Here are my failures – I mean lessons – that will help me as an endurance athlete and human being moving forward:

– taking care of your body daily helps your body be able to recover better.

– don’t get behind on your calories. This was emphasized but it didn’t click until I experienced it.

– food as fuel is totally different than better nutrition for your health. Literally it was just a quantity of carbs thing that saved me.

– Coke and ginger ale contain a magical ingredient called high fructose corn syrup that is otherwise awful for us but somehow works to address nausea – there’s no ginger in ginger ale, and the ginger wasn’t what did it as I literally tried free basing ginger chews before hitting the ginger ale.

– stick with the choices you’ve trained with, and train with the choices that will be there at the intensity you will need them… this was also emphasized but doing long endurance (zone 2) I had not trained to fuel zone 3-4 with the same choices.

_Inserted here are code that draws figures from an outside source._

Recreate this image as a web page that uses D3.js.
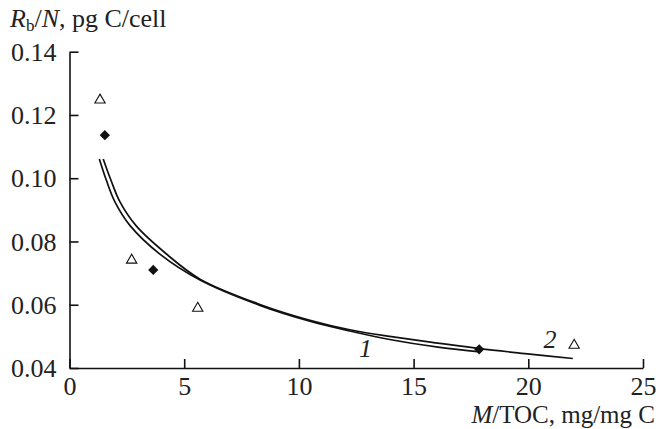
<!DOCTYPE html>
<html>
<head>
<meta charset="utf-8">
<script src="https://cdn.jsdelivr.net/npm/d3@7"></script>
<style>
  html, body { margin: 0; padding: 0; background: #fff; }
  svg { display: block; }
  svg text { font-family: "Times New Roman", Times, "Liberation Serif", Tinos, serif; fill: #222; }
</style>
</head>
<body>
<svg id="chart" width="658" height="429"></svg>
<script>
// ---- data ----
const xTicks = [0, 5, 10, 15, 20, 25];
const yTicks = [0.04, 0.06, 0.08, 0.10, 0.12, 0.14];
const yTickLabels = ["0.04", "0.06", "0.08", "0.10", "0.12", "0.14"];

// open triangles
const triangles = [[1.33, 0.1247], [2.71, 0.0741], [5.59, 0.0589], [22.0, 0.0472]];
// filled diamonds
const diamonds = [[1.54, 0.1136], [3.65, 0.0710], [17.86, 0.0459]];

// curve 1
const curve1 = [[1.30, 0.1061], [1.60, 0.0995], [1.98, 0.0925], [2.64, 0.0850], [3.94, 0.0760],
                [5.69, 0.0678], [8.30, 0.0598], [10.48, 0.0548], [12.22, 0.0517], [13.96, 0.0490],
                [16.14, 0.0465], [17.9, 0.0451]];
// curve 2
const curve2 = [[1.47, 0.1061], [1.80, 0.0995], [2.20, 0.0925], [2.90, 0.0850], [4.20, 0.0762],
                [5.69, 0.0681], [8.30, 0.0601], [10.48, 0.0551], [12.22, 0.0521], [13.96, 0.0500],
                [16.14, 0.0478], [17.9, 0.0461], [20.07, 0.0444], [21.94, 0.0430]];

const curveLabels = [{t: "1", x: 12.9, y: 0.0436}, {t: "2", x: 20.95, y: 0.0463}];

// ---- drawing ----
const svg = d3.select("#chart");
const x = d3.scaleLinear().domain([0, 25]).range([69.5, 643]);
const y = d3.scaleLinear().domain([0.04, 0.14]).range([368, 51.7]);

const ink = "#111";
const serif = '"Times New Roman", Times, "Liberation Serif", Tinos, serif';
const fs = 26;

// axes with inward ticks
const xAxis = d3.axisBottom(x).tickValues(xTicks).tickSizeInner(-9).tickSizeOuter(0).tickPadding(19);
const yAxis = d3.axisLeft(y).tickValues(yTicks).tickSizeInner(-9).tickSizeOuter(0).tickPadding(24)
  .tickFormat((d, i) => yTickLabels[i]);

const gx = svg.append("g").attr("transform", `translate(0,${y(0.04)})`).call(xAxis);
const gy = svg.append("g").attr("transform", `translate(${x(0)},0)`).call(yAxis);

[gx, gy].forEach(g => {
  g.attr("font-family", serif);
  g.select(".domain").attr("stroke", ink).attr("stroke-width", 1.6);
  g.selectAll(".tick line").attr("stroke", ink).attr("stroke-width", 1.6);
  g.selectAll(".tick text").attr("font-size", fs).attr("fill", "#222");
});
gx.selectAll(".tick text").attr("dy", "0.3em");
gy.selectAll(".tick text").attr("x", -13).attr("dy", "0.33em");

// curves
const line = d3.line().x(d => x(d[0])).y(d => y(d[1])).curve(d3.curveCatmullRom.alpha(0.5));
[curve1, curve2].forEach(c => {
  svg.append("path").datum(c).attr("d", line)
    .attr("fill", "none").attr("stroke", ink).attr("stroke-width", 1.7);
});

// curve labels
svg.selectAll(".clab").data(curveLabels).enter().append("text")
  .attr("x", d => x(d.x)).attr("y", d => y(d.y))
  .attr("text-anchor", "middle").attr("font-size", fs).attr("font-style", "italic")
  .text(d => d.t);

// triangles
const tri = d3.symbol().type(d3.symbolTriangle).size(46);
svg.selectAll(".tri").data(triangles).enter().append("path")
  .attr("d", tri).attr("transform", d => `translate(${x(d[0])},${y(d[1])})`)
  .attr("fill", "#fff").attr("stroke", ink).attr("stroke-width", 1.1);

// diamonds (rotated squares)
const dia = d3.symbol().type(d3.symbolSquare).size(52);
svg.selectAll(".dia").data(diamonds).enter().append("path")
  .attr("d", dia).attr("transform", d => `translate(${x(d[0])},${y(d[1])}) rotate(45)`)
  .attr("fill", ink);

// axis titles
const yt = svg.append("text").attr("x", 10).attr("y", 27).attr("font-size", fs);
yt.append("tspan").attr("font-style", "italic").text("R");
yt.append("tspan").attr("font-size", 17).attr("dy", 4).text("b");
yt.append("tspan").attr("dy", -4).text("/");
yt.append("tspan").attr("font-style", "italic").text("N");
yt.append("tspan").text(", pg C/cell");

const xt = svg.append("text").attr("x", 655).attr("y", 423).attr("font-size", 25).attr("text-anchor", "end");
xt.append("tspan").attr("font-style", "italic").text("M");
xt.append("tspan").text("/TOC, mg/mg C");
</script>
</body>
</html>
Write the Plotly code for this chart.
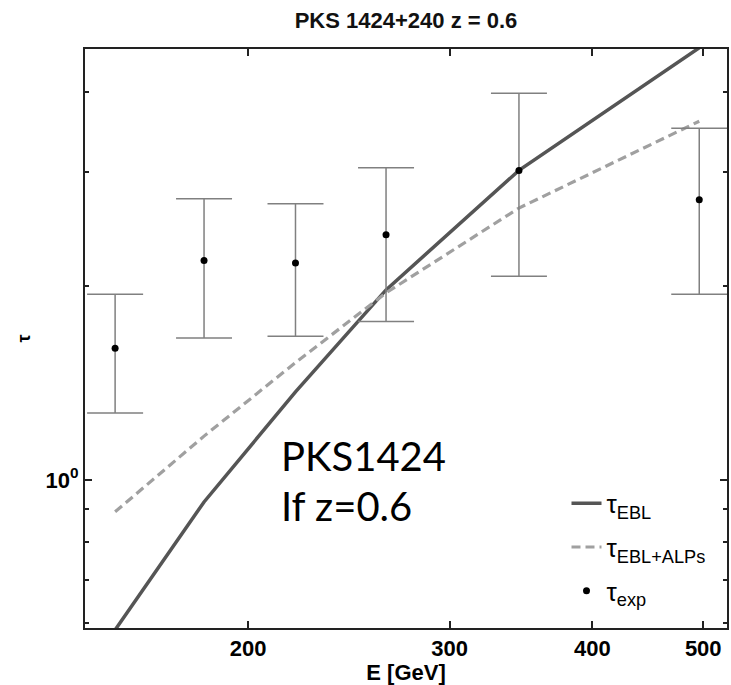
import plotly.graph_objects as go
import math

# ---- data ----
E_gev = [153, 183, 220, 264, 345, 496]
tau_exp = [1.60, 2.19, 2.17, 2.40, 3.02, 2.72]
tau_exp_hi = [1.94, 2.73, 2.68, 3.05, 3.98, 3.51]
tau_exp_lo = [1.27, 1.66, 1.67, 1.76, 2.07, 1.94]
tau_ebl = [0.585, 0.924, 1.369, 1.971, 3.02, 4.68]
tau_ebl_alps = [0.892, 1.169, 1.52, 1.95, 2.64, 3.60]

x_ticks = [200, 300, 400, 500]
y_major = [1]
y_major_text = ["10<sup>0</sup>"]
y_minor = [0.6, 0.7, 0.8, 0.9, 2, 3, 4]

title_text = "PKS 1424+240 z = 0.6"
label_lines = ["PKS1424", "If z=0.6"]

err_plus = [h - v for h, v in zip(tau_exp_hi, tau_exp)]
err_minus = [v - l for v, l in zip(tau_exp, tau_exp_lo)]

FONT = "Liberation Sans, Arial, sans-serif"

fig = go.Figure()
fig.add_trace(go.Scatter(
    x=E_gev, y=tau_ebl, mode="lines", name="τ<sub>EBL</sub>",
    line=dict(color="#555555", width=3.5), legendgroup="a"))
fig.add_trace(go.Scatter(
    x=E_gev, y=tau_ebl_alps, mode="lines", name="τ<sub>EBL+ALPs</sub>",
    line=dict(color="#a0a0a0", width=3.2, dash="9px,5px"), legendgroup="b"))
fig.add_trace(go.Scatter(
    x=E_gev, y=tau_exp, mode="markers", name="τ<sub>exp</sub>",
    marker=dict(color="black", size=7),
    error_y=dict(type="data", symmetric=False, array=err_plus, arrayminus=err_minus,
                 color="#808080", thickness=1.5, width=28),
    legendgroup="c"))

L, R, T, B = 85, 2, 49, 57
W, H = 731, 685

fig.update_layout(
    width=W, height=H,
    margin=dict(l=L, r=R, t=T, b=B),
    paper_bgcolor="white", plot_bgcolor="white",
    font=dict(family=FONT, color="black"),
    title=dict(text=title_text, x=0.5, xref="paper", xanchor="center",
               y=1 - 20 / H, yanchor="middle",
               font=dict(size=22, family=FONT, weight="bold", color="#111")),
    legend=dict(x=(568 - L) / (W - L - R), xanchor="left",
                y=0.256, yanchor="top",
                bgcolor="rgba(0,0,0,0)", font=dict(size=26, family=FONT),
                tracegroupgap=7),
    showlegend=True,
)

fig.update_xaxes(
    type="log", range=[math.log10(144), math.log10(524.5)],
    tickmode="array", tickvals=x_ticks, ticktext=[str(v) for v in x_ticks],
    ticks="inside", ticklen=7, tickwidth=1.5, tickcolor="#222",
    showline=True, linewidth=2, linecolor="#222", mirror="ticks",
    showgrid=False, zeroline=False,
    tickfont=dict(size=22, family=FONT, weight="bold"),
    title=dict(text="E [GeV]", font=dict(size=22, family=FONT, weight="bold"), standoff=1),
)
fig.update_yaxes(
    type="log", range=[math.log10(0.589), math.log10(4.66)],
    tickmode="array", tickvals=y_major, ticktext=y_major_text,
    ticks="inside", ticklen=7, tickwidth=1.5, tickcolor="#222",
    minor=dict(tickmode="array", tickvals=y_minor, ticks="inside", ticklen=4,
               tickwidth=1.5, tickcolor="#222", showgrid=False),
    showline=True, linewidth=2, linecolor="#222", mirror="ticks",
    showgrid=False, zeroline=False,
    tickfont=dict(size=22, family=FONT, weight="bold"),
    title=dict(text="τ", font=dict(size=18, family=FONT, weight="bold"), standoff=10),
)

pw = W - L - R
ph = H - T - B
for line_text, cy in zip(label_lines, [456, 505.5]):
    fig.add_annotation(text=line_text, xref="paper", yref="paper",
                       x=(280 - L) / pw, xanchor="left", y=(628 - cy) / ph, yanchor="middle",
                       showarrow=False, font=dict(size=40, family="Lato, sans-serif", color="black"))

fig.write_html("out.html")
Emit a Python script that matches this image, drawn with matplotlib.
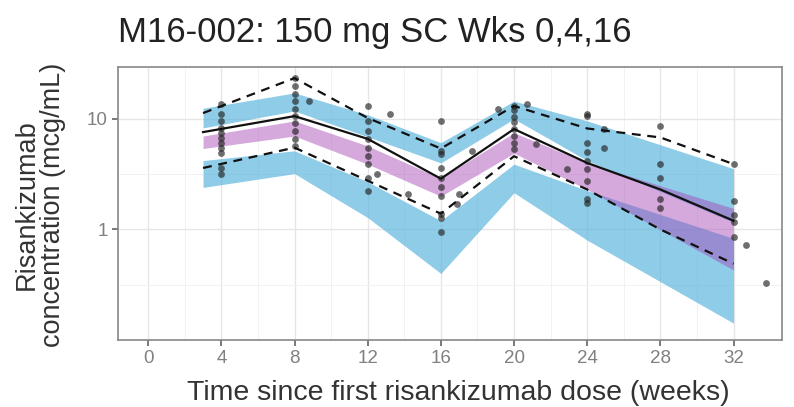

– liquid nutrition – broth, smoothies, juice is such a win when your body is so stressed

– better not perfect. I named my company after this mantra. I live it, I teach it…. except when it comes to my expectations for myself (you know for my first endurance event in 3 decades to go perfectly – OY). It really is the better way.

And most importantly, give yourself grace.

My lessons and my joy are from the journey, every step I took on and off the mountain for 6 months, and every decision I made to create the space to do this was exactly what I needed in my life at this time to acquire the needed resources for the next part of my journey.

Say hello to Ashley Lamar Koff, the endurance athlete and personalized nutrition expert who is coming to a mountain, river or planet near you.